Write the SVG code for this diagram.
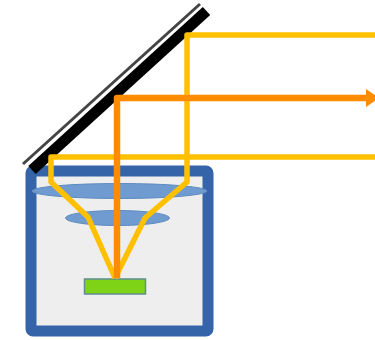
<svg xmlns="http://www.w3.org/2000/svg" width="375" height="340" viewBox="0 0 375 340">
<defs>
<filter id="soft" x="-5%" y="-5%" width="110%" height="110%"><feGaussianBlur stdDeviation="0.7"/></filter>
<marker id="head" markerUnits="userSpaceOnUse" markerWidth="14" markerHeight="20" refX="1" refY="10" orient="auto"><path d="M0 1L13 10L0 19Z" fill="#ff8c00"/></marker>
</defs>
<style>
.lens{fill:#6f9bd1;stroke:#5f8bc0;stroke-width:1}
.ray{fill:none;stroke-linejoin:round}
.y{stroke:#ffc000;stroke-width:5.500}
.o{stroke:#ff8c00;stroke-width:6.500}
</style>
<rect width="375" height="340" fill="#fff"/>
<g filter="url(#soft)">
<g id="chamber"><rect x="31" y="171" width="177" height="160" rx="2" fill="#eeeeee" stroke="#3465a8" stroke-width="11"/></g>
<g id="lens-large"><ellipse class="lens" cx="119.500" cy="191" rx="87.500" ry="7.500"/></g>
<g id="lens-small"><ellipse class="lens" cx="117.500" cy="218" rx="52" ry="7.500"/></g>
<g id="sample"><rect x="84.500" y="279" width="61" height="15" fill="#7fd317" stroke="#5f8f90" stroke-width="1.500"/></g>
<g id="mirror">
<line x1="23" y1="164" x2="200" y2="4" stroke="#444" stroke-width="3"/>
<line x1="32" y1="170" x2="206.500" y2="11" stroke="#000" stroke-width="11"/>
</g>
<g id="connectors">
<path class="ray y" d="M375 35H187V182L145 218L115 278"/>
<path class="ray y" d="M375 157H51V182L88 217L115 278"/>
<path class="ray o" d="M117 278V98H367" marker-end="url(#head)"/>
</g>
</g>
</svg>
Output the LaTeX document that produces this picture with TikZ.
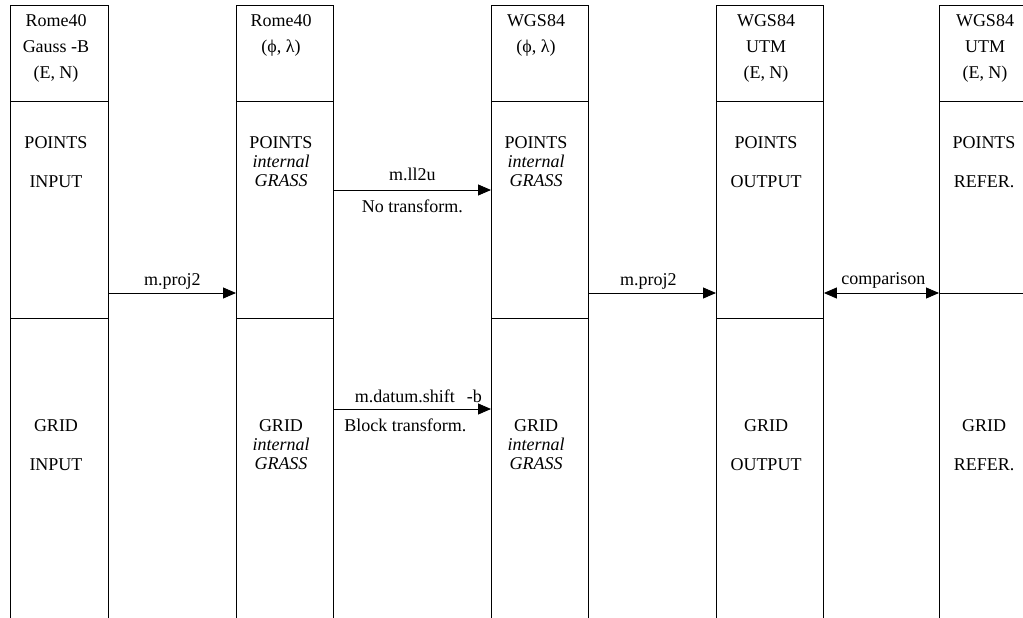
◇ ◇ ◇ ◇ ◇
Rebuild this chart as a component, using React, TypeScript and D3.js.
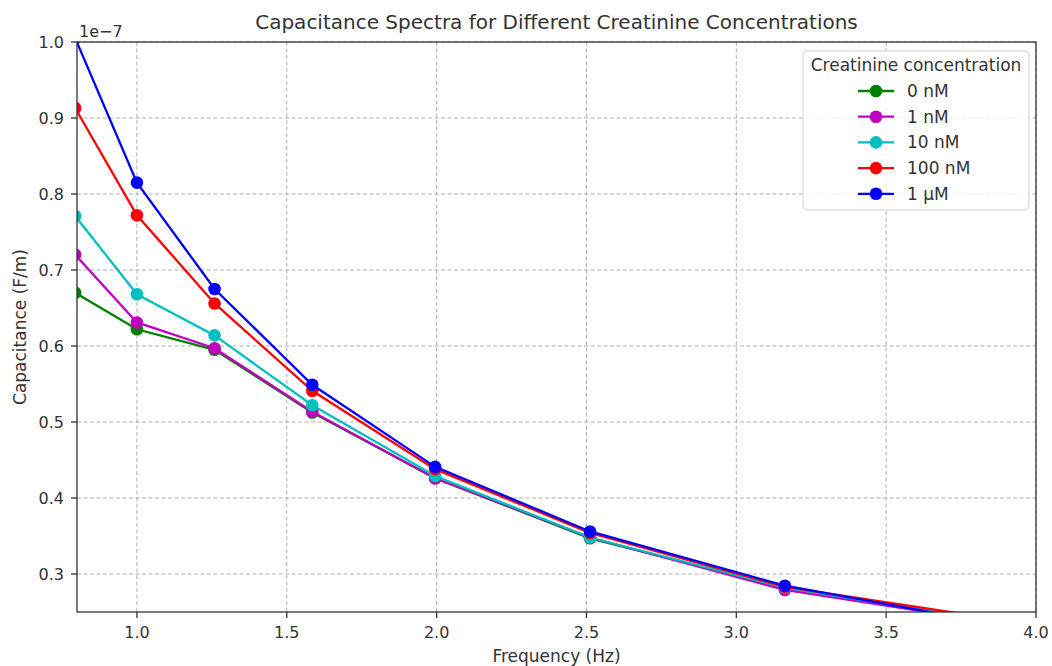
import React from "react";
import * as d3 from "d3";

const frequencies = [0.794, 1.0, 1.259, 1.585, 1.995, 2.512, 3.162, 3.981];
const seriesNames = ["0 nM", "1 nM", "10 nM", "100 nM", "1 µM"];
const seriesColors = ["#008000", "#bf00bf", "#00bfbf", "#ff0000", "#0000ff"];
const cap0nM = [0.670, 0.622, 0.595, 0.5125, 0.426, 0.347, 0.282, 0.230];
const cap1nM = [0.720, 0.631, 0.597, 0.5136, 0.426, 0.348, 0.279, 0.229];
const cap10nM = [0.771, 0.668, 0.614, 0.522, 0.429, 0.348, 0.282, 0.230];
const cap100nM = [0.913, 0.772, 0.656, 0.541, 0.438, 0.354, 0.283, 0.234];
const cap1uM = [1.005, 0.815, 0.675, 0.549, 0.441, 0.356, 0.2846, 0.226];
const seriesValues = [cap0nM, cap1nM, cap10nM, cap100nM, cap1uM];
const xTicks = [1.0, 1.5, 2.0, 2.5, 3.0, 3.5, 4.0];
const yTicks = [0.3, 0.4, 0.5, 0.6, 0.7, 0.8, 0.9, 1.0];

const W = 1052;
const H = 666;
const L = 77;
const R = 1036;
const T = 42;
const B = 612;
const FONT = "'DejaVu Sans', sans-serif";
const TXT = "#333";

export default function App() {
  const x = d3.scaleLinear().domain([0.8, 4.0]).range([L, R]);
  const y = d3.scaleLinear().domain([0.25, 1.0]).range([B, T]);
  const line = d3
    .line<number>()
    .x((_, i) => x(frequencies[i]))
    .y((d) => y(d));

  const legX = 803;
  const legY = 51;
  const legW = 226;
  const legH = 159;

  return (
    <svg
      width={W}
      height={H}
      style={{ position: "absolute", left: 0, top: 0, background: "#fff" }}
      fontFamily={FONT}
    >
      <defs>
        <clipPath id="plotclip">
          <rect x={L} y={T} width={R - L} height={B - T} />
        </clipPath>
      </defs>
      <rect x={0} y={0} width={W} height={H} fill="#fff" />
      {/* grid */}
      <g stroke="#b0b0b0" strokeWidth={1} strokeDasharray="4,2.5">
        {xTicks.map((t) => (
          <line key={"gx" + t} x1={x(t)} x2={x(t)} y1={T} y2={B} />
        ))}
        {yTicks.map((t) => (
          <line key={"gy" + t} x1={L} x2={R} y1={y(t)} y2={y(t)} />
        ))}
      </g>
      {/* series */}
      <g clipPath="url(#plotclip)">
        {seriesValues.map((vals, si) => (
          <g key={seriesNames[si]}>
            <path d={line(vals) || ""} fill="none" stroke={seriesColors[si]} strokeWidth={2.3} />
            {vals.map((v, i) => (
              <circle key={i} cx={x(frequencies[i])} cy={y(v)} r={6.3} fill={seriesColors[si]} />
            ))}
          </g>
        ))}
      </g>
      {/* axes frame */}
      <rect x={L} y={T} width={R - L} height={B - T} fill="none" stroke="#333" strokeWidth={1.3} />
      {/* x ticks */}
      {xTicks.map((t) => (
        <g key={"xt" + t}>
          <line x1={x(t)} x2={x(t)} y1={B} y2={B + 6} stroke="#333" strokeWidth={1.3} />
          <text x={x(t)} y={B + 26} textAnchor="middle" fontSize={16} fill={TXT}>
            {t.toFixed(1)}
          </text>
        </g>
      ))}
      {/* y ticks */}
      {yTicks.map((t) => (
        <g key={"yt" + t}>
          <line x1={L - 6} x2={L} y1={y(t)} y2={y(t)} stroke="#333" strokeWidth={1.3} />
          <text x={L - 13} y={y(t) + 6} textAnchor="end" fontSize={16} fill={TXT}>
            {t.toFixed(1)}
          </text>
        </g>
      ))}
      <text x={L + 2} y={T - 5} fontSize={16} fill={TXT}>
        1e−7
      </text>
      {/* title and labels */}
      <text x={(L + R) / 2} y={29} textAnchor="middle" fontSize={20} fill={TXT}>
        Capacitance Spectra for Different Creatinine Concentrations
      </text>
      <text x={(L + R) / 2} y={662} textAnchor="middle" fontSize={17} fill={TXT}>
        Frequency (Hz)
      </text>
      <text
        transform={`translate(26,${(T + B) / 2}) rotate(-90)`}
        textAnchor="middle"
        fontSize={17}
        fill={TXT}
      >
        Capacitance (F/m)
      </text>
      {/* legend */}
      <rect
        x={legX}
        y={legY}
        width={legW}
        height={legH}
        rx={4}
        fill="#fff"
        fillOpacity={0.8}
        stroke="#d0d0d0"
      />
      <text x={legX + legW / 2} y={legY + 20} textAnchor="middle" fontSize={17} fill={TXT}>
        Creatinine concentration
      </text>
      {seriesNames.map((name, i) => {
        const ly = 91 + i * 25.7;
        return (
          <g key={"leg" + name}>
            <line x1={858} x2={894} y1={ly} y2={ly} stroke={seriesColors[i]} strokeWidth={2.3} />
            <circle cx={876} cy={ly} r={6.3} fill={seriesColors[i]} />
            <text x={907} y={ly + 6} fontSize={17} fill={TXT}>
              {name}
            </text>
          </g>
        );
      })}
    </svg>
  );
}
◇ ◇ ◇ ◇ ◇
▶ WHAT YOU HAVE TO DO:
From the line containing "Rebuild this chart" to the line containing "const legH = 159;", both lines included, give the text again exactly, without any pictures.

▶ TASK OUTPUT:
Rebuild this chart as a component, using React, TypeScript and D3.js.
import React from "react";
import * as d3 from "d3";

const frequencies = [0.794, 1.0, 1.259, 1.585, 1.995, 2.512, 3.162, 3.981];
const seriesNames = ["0 nM", "1 nM", "10 nM", "100 nM", "1 µM"];
const seriesColors = ["#008000", "#bf00bf", "#00bfbf", "#ff0000", "#0000ff"];
const cap0nM = [0.670, 0.622, 0.595, 0.5125, 0.426, 0.347, 0.282, 0.230];
const cap1nM = [0.720, 0.631, 0.597, 0.5136, 0.426, 0.348, 0.279, 0.229];
const cap10nM = [0.771, 0.668, 0.614, 0.522, 0.429, 0.348, 0.282, 0.230];
const cap100nM = [0.913, 0.772, 0.656, 0.541, 0.438, 0.354, 0.283, 0.234];
const cap1uM = [1.005, 0.815, 0.675, 0.549, 0.441, 0.356, 0.2846, 0.226];
const seriesValues = [cap0nM, cap1nM, cap10nM, cap100nM, cap1uM];
const xTicks = [1.0, 1.5, 2.0, 2.5, 3.0, 3.5, 4.0];
const yTicks = [0.3, 0.4, 0.5, 0.6, 0.7, 0.8, 0.9, 1.0];

const W = 1052;
const H = 666;
const L = 77;
const R = 1036;
const T = 42;
const B = 612;
const FONT = "'DejaVu Sans', sans-serif";
const TXT = "#333";

export default function App() {
  const x = d3.scaleLinear().domain([0.8, 4.0]).range([L, R]);
  const y = d3.scaleLinear().domain([0.25, 1.0]).range([B, T]);
  const line = d3
    .line<number>()
    .x((_, i) => x(frequencies[i]))
    .y((d) => y(d));

  const legX = 803;
  const legY = 51;
  const legW = 226;
  const legH = 159;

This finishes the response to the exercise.